Sonal Varma, chief India economist at Nomura, said the setback was a “reality check” that has highlighted the difficulties Mr Modi faces in trying to overhaul and modernise India’s economy and administrative framework.

“Post Mr Modi’s election victory, there was much more optimism with respect to the speed with which reforms would happen,” Ms Varma said. “This is a reality check against that. Of all the reforms, if there is one which is non-controversial, it is the GST.”

The GST would create a single-rate nationwide system similar to Britain’s value added tax, and is seen by policy makers and business groups as a potential “game changer” for India’s economy, as it would turn the country, with its patchwork of local and state taxes, into a genuine single market for the first time.

Economists say the GST could boost India’s GDP by up to 2 percentage points by simplifying the tax system and potentially lowering the effective tax rate by ending the collection of taxes on tax. The GST would also help reduce India’s protracted transit time for cross-country movement of goods, now dragged out by trucks being stopped, checked and taxed each time they cross a state line within India.

“From a fiscal perspective, from a growth perspective and from a competitiveness perspective, this is supposed to be a game changer,” said Ms Varma.

However, the government’s inability to push the legislation through the upper house this session, which ends on Wednesday, means it will have to wait until the monsoon session, which starts in July.

The delay raises serious doubts about the ability to put the GST in place by next April.
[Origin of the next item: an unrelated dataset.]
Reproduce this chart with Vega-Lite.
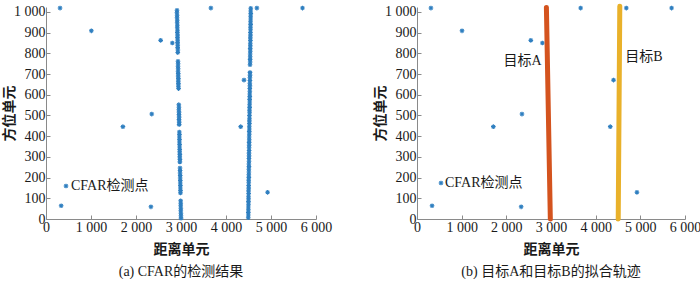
{
  "$schema": "https://vega.github.io/schema/vega-lite/v6.json",
  "padding": {"left": 2, "top": 3, "right": 0, "bottom": 0},
  "background": "white",
  "spacing": 41,
  "config": {
    "view": {"stroke": null},
    "axis": {
      "grid": false,
      "domainColor": "#8a8a8a",
      "tickColor": "#8a8a8a",
      "tickSize": -4,
      "labelPadding": 5,
      "labelFlush": false,
      "labelOverlap": false,
      "labelFont": "Liberation Serif",
      "labelFontSize": 14,
      "labelColor": "#1a1a1a",
      "titleFont": "Liberation Serif, Noto Sans CJK SC",
      "titleFontSize": 14,
      "titleFontWeight": "bold",
      "titleColor": "#1a1a1a"
    },
    "legend": {
      "labelFont": "Liberation Serif, Noto Sans CJK SC",
      "labelFontSize": 14,
      "labelColor": "#1a1a1a",
      "padding": 0
    },
    "title": {
      "font": "Liberation Serif, Noto Sans CJK SC",
      "fontSize": 14,
      "fontWeight": "normal",
      "color": "#1a1a1a"
    }
  },
  "datasets": {
    "points": [
      {"x": 2911, "y": 1008, "set": "track"}, {"x": 2909, "y": 996, "set": "track"}, {"x": 2914, "y": 984, "set": "track"}, {"x": 2912, "y": 972, "set": "track"}, {"x": 2917, "y": 960, "set": "track"}, {"x": 2915, "y": 948, "set": "track"}, {"x": 2919, "y": 936, "set": "track"}, {"x": 2917, "y": 924, "set": "track"}, {"x": 2922, "y": 912, "set": "track"}, {"x": 2919, "y": 900, "set": "track"}, {"x": 2924, "y": 888, "set": "track"}, {"x": 2921, "y": 876, "set": "track"}, {"x": 2926, "y": 864, "set": "track"}, {"x": 2923, "y": 852, "set": "track"}, {"x": 2927, "y": 840, "set": "track"}, {"x": 2925, "y": 828, "set": "track"}, {"x": 2930, "y": 816, "set": "track"}, {"x": 2928, "y": 804, "set": "track"},
      {"x": 2933, "y": 762, "set": "track"}, {"x": 2936, "y": 750, "set": "track"}, {"x": 2934, "y": 738, "set": "track"}, {"x": 2937, "y": 726, "set": "track"}, {"x": 2935, "y": 714, "set": "track"}, {"x": 2939, "y": 702, "set": "track"}, {"x": 2938, "y": 690, "set": "track"}, {"x": 2942, "y": 678, "set": "track"}, {"x": 2940, "y": 666, "set": "track"}, {"x": 2943, "y": 654, "set": "track"}, {"x": 2942, "y": 642, "set": "track"}, {"x": 2946, "y": 630, "set": "track"},
      {"x": 2951, "y": 552, "set": "track"}, {"x": 2954, "y": 540, "set": "track"}, {"x": 2952, "y": 528, "set": "track"}, {"x": 2956, "y": 516, "set": "track"}, {"x": 2955, "y": 504, "set": "track"}, {"x": 2958, "y": 492, "set": "track"}, {"x": 2956, "y": 480, "set": "track"}, {"x": 2960, "y": 468, "set": "track"}, {"x": 2959, "y": 456, "set": "track"},
      {"x": 2963, "y": 420, "set": "track"}, {"x": 2966, "y": 408, "set": "track"}, {"x": 2964, "y": 396, "set": "track"}, {"x": 2967, "y": 384, "set": "track"}, {"x": 2965, "y": 372, "set": "track"}, {"x": 2969, "y": 360, "set": "track"}, {"x": 2968, "y": 348, "set": "track"}, {"x": 2971, "y": 336, "set": "track"}, {"x": 2970, "y": 324, "set": "track"}, {"x": 2974, "y": 312, "set": "track"}, {"x": 2972, "y": 300, "set": "track"}, {"x": 2976, "y": 288, "set": "track"}, {"x": 2975, "y": 276, "set": "track"},
      {"x": 2978, "y": 246, "set": "track"}, {"x": 2980, "y": 234, "set": "track"}, {"x": 2979, "y": 222, "set": "track"}, {"x": 2983, "y": 210, "set": "track"}, {"x": 2982, "y": 198, "set": "track"}, {"x": 2985, "y": 186, "set": "track"}, {"x": 2984, "y": 174, "set": "track"}, {"x": 2987, "y": 162, "set": "track"}, {"x": 2986, "y": 150, "set": "track"}, {"x": 2989, "y": 138, "set": "track"}, {"x": 2988, "y": 126, "set": "track"},
      {"x": 2992, "y": 88, "set": "track"}, {"x": 2994, "y": 76, "set": "track"}, {"x": 2993, "y": 64, "set": "track"}, {"x": 2996, "y": 52, "set": "track"}, {"x": 2995, "y": 40, "set": "track"}, {"x": 2998, "y": 28, "set": "track"}, {"x": 2999, "y": 16, "set": "track"}, {"x": 3001, "y": 4, "set": "track"},
      {"x": 4550, "y": 1018, "set": "track"}, {"x": 4548, "y": 1005, "set": "track"}, {"x": 4550, "y": 992, "set": "track"}, {"x": 4547, "y": 979, "set": "track"}, {"x": 4548, "y": 966, "set": "track"}, {"x": 4545, "y": 953, "set": "track"}, {"x": 4547, "y": 940, "set": "track"}, {"x": 4544, "y": 927, "set": "track"}, {"x": 4545, "y": 914, "set": "track"}, {"x": 4543, "y": 901, "set": "track"}, {"x": 4544, "y": 888, "set": "track"}, {"x": 4541, "y": 875, "set": "track"}, {"x": 4543, "y": 862, "set": "track"}, {"x": 4540, "y": 849, "set": "track"}, {"x": 4541, "y": 836, "set": "track"}, {"x": 4538, "y": 823, "set": "track"}, {"x": 4540, "y": 810, "set": "track"}, {"x": 4537, "y": 797, "set": "track"}, {"x": 4538, "y": 784, "set": "track"}, {"x": 4536, "y": 771, "set": "track"}, {"x": 4537, "y": 758, "set": "track"}, {"x": 4534, "y": 745, "set": "track"},
      {"x": 4533, "y": 708, "set": "track"}, {"x": 4534, "y": 695, "set": "track"}, {"x": 4531, "y": 682, "set": "track"}, {"x": 4532, "y": 669, "set": "track"}, {"x": 4529, "y": 656, "set": "track"}, {"x": 4531, "y": 643, "set": "track"}, {"x": 4528, "y": 630, "set": "track"}, {"x": 4529, "y": 617, "set": "track"}, {"x": 4527, "y": 604, "set": "track"}, {"x": 4528, "y": 591, "set": "track"}, {"x": 4525, "y": 578, "set": "track"}, {"x": 4527, "y": 565, "set": "track"}, {"x": 4524, "y": 552, "set": "track"}, {"x": 4525, "y": 539, "set": "track"}, {"x": 4522, "y": 526, "set": "track"}, {"x": 4524, "y": 513, "set": "track"}, {"x": 4521, "y": 500, "set": "track"}, {"x": 4522, "y": 487, "set": "track"}, {"x": 4520, "y": 474, "set": "track"}, {"x": 4521, "y": 461, "set": "track"}, {"x": 4518, "y": 448, "set": "track"}, {"x": 4519, "y": 435, "set": "track"}, {"x": 4517, "y": 422, "set": "track"}, {"x": 4518, "y": 409, "set": "track"}, {"x": 4515, "y": 396, "set": "track"}, {"x": 4517, "y": 383, "set": "track"}, {"x": 4514, "y": 370, "set": "track"}, {"x": 4515, "y": 357, "set": "track"}, {"x": 4513, "y": 344, "set": "track"}, {"x": 4514, "y": 331, "set": "track"}, {"x": 4511, "y": 318, "set": "track"}, {"x": 4512, "y": 305, "set": "track"}, {"x": 4510, "y": 292, "set": "track"}, {"x": 4511, "y": 279, "set": "track"}, {"x": 4508, "y": 266, "set": "track"}, {"x": 4510, "y": 253, "set": "track"}, {"x": 4507, "y": 240, "set": "track"}, {"x": 4508, "y": 227, "set": "track"}, {"x": 4506, "y": 214, "set": "track"}, {"x": 4507, "y": 201, "set": "track"}, {"x": 4504, "y": 188, "set": "track"}, {"x": 4505, "y": 175, "set": "track"}, {"x": 4503, "y": 162, "set": "track"}, {"x": 4504, "y": 149, "set": "track"}, {"x": 4501, "y": 136, "set": "track"}, {"x": 4503, "y": 123, "set": "track"}, {"x": 4500, "y": 110, "set": "track"}, {"x": 4501, "y": 97, "set": "track"}, {"x": 4499, "y": 84, "set": "track"}, {"x": 4500, "y": 71, "set": "track"}, {"x": 4497, "y": 58, "set": "track"}, {"x": 4498, "y": 45, "set": "track"}, {"x": 4496, "y": 32, "set": "track"}, {"x": 4497, "y": 19, "set": "track"}, {"x": 4495, "y": 6, "set": "track"},
      {"x": 312, "y": 1019, "set": "clutter"}, {"x": 1008, "y": 909, "set": "clutter"}, {"x": 2548, "y": 863, "set": "clutter"}, {"x": 2807, "y": 850, "set": "clutter"}, {"x": 3664, "y": 1019, "set": "clutter"}, {"x": 4686, "y": 1019, "set": "clutter"}, {"x": 5700, "y": 1019, "set": "clutter"}, {"x": 4400, "y": 671, "set": "clutter"}, {"x": 2350, "y": 507, "set": "clutter"}, {"x": 1709, "y": 446, "set": "clutter"}, {"x": 4327, "y": 446, "set": "clutter"}, {"x": 337, "y": 64, "set": "clutter"}, {"x": 2332, "y": 59, "set": "clutter"}, {"x": 4924, "y": 129, "set": "clutter"}
    ],
    "tracks": [
      {"target": "A", "x": 2985, "y": 0},
      {"target": "A", "x": 2897, "y": 1022},
      {"target": "B", "x": 4505, "y": 0},
      {"target": "B", "x": 4540, "y": 1028}
    ],
    "labels": [
      {"text": "目标A", "x": 2362, "y": 763},
      {"text": "目标B", "x": 5082, "y": 784}
    ]
  },
  "hconcat": [
    {
      "width": 270,
      "height": 212,
      "title": {"text": "(a) CFAR的检测结果", "orient": "bottom", "offset": 9},
      "data": {"name": "points"},
      "mark": {"type": "point", "shape": "M-1,0H1M0,-1V1M-0.7,-0.7L0.7,0.7M-0.7,0.7L0.7,-0.7", "filled": false, "size": 22, "strokeWidth": 1.1, "opacity": 1},
      "encoding": {
        "x": {"field": "x", "type": "quantitative", "scale": {"domain": [0, 6000], "nice": false}, "axis": {"title": "距离单元", "values": [0, 1000, 2000, 3000, 4000, 5000, 6000], "labelExpr": "replace(format(datum.value, ','), ',', ' ')", "titlePadding": 8}},
        "y": {"field": "y", "type": "quantitative", "scale": {"domain": [0, 1024], "nice": false}, "axis": {"title": "方位单元", "values": [0, 100, 200, 300, 400, 500, 600, 700, 800, 900, 1000], "labelExpr": "replace(format(datum.value, ','), ',', ' ')", "titlePadding": -3}},
        "color": {"datum": "CFAR检测点", "type": "nominal", "scale": {"range": ["#2f7fc0"]}, "legend": {"title": null, "orient": "none", "legendX": 13, "legendY": 172, "symbolType": "M-1,0H1M0,-1V1M-0.7,-0.7L0.7,0.7M-0.7,0.7L0.7,-0.7", "symbolSize": 22, "symbolStrokeWidth": 1.1, "labelOffset": -2}}
      }
    },
    {
      "width": 268,
      "height": 212,
      "title": {"text": "(b) 目标A和目标B的拟合轨迹", "orient": "bottom", "offset": 9},
      "encoding": {
        "x": {"field": "x", "type": "quantitative", "scale": {"domain": [0, 6000], "nice": false}, "axis": {"title": "距离单元", "values": [0, 1000, 2000, 3000, 4000, 5000, 6000], "labelExpr": "replace(format(datum.value, ','), ',', ' ')", "titlePadding": 8}},
        "y": {"field": "y", "type": "quantitative", "scale": {"domain": [0, 1024], "nice": false}, "axis": {"title": "方位单元", "values": [0, 100, 200, 300, 400, 500, 600, 700, 800, 900, 1000], "labelExpr": "replace(format(datum.value, ','), ',', ' ')", "titlePadding": -3}}
      },
      "layer": [
        {
          "data": {"name": "points"},
          "transform": [{"filter": "datum.set === 'clutter'"}],
          "mark": {"type": "point", "shape": "M-1,0H1M0,-1V1M-0.7,-0.7L0.7,0.7M-0.7,0.7L0.7,-0.7", "filled": false, "size": 22, "strokeWidth": 1.1, "opacity": 1},
          "encoding": {
            "color": {"datum": "CFAR检测点", "type": "nominal", "scale": {"range": ["#2f7fc0"]}, "legend": {"title": null, "orient": "none", "legendX": 17, "legendY": 169, "symbolType": "M-1,0H1M0,-1V1M-0.7,-0.7L0.7,0.7M-0.7,0.7L0.7,-0.7", "symbolSize": 22, "symbolStrokeWidth": 1.1, "labelOffset": -3}}
          }
        },
        {
          "data": {"name": "tracks"},
          "mark": {"type": "line", "strokeWidth": 5, "strokeCap": "round", "strokeJoin": "round", "clip": false},
          "encoding": {
            "stroke": {"field": "target", "type": "nominal", "scale": {"domain": ["A", "B"], "range": ["#d4531e", "#e9b12a"]}, "legend": null}
          }
        },
        {
          "data": {"name": "labels"},
          "mark": {"type": "text", "font": "Liberation Serif, Noto Sans CJK SC", "fontSize": 14, "color": "#1a1a1a", "baseline": "middle", "align": "center"},
          "encoding": {
            "text": {"field": "text"}
          }
        }
      ]
    }
  ],
  "resolve": {"scale": {"color": "independent"}, "legend": {"color": "independent"}}
}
Even after parliamentary approval, the law, which will essentially amend the Indian constitution, must be ratified by half of India’s state legislative assemblies.

 

“The April 2016 date is quite an optimistic timeframe,” says Chua Han Teng, Asia analyst with BMI Research. He said in reality it could take a year or two before the system was rolled out.

The creation of a nationwide GST was initially proposed nearly a decade ago by former Prime Minister Manmohan Singh’s Congress-led administration but the BJP refused to allow the legislation to pass, even though it was said to have few fundamental disagreements with the bill. Now Congress appears to be repaying the favour.

“They are playing politics with the BJP,” Mr Chua said, “but eventually they will come to a consensus.”

The government has also referred its controversial proposed amendments to the Land Acquisition Act to a joint parliamentary committee after facing fierce resistance to the changes from Congress and other opposition parties.